Family Finances

“Scheduling-Plus” is a Way to Reduce Income Volatility

September 7, 2016  • Mariel Beasley

Mariel Beasley is Senior Applied Researcher at the Center for Advanced Hindsight and Co-Director of the Common Cents Lab at Duke University. Her behavioral economics research focuses on financial decision-making of low- to moderate-income households. Here, she shares insights on how to address the income volatility that many of these households face.

One of the most important things that we could do to reduce income volatility for contingent workers and workers with ever-changing schedules would be to build on San Francisco’s scheduling law requiring more predictable hours. In addition to predictable hours, people need more consistent schedules, with a contractually set number of work hours on specific days and times, and more consistent income.

Giving workers at least two weeks’ notice about their schedules helps, but it does not do enough to help workers mitigate the variability in their income and schedules. Having a steady schedule—working 15 hours every Monday and Wednesday, for example—enables you to plan for child-care needs only once, work out a schedule for a second job, and know what your weekly income will be.

Then, if a worker is scheduled for less than the 15 hours, underemployment insurance or wage insurance would make up the difference in pay. Like other social-insurance models, employers and workers would pay into a pooled fund that could be required for employers above a certain size.

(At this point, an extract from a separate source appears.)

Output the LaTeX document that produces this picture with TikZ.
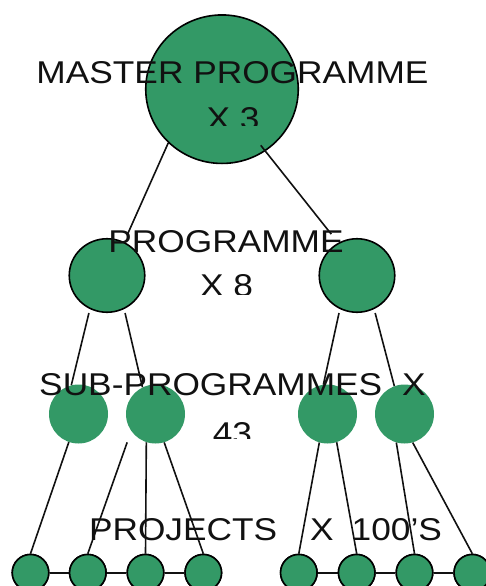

In tandem with this, workers need greater ability to easily and successfully exercise their “right to request” hours, which is part of the San Francisco law. Most employees do not request specific hours, potentially due to procrastination, limited attention, or fear of potential retaliation, so it’s an unusual person who asserts their rights in the workplace. Employers and other people who regularly interact with employees could ask workers during the hiring process or on a regular basis if they have scheduling requests. This could be tested with willing employers before requiring it for all employers.

While the long-term, national goal is to increase consistency and predictability in scheduling and income, an alternative short-term approach would be to redesign credit products and build more automated savings programs for people with volatile incomes. So, instead of making fixed monthly loan payments, workers could make payments based on their earnings, with higher payments in high-deposit months. Lower-income months could be offset with a peak-month savings product, into which money from higher-earnings months would be automatically deposited, or through variable monthly EITC payments.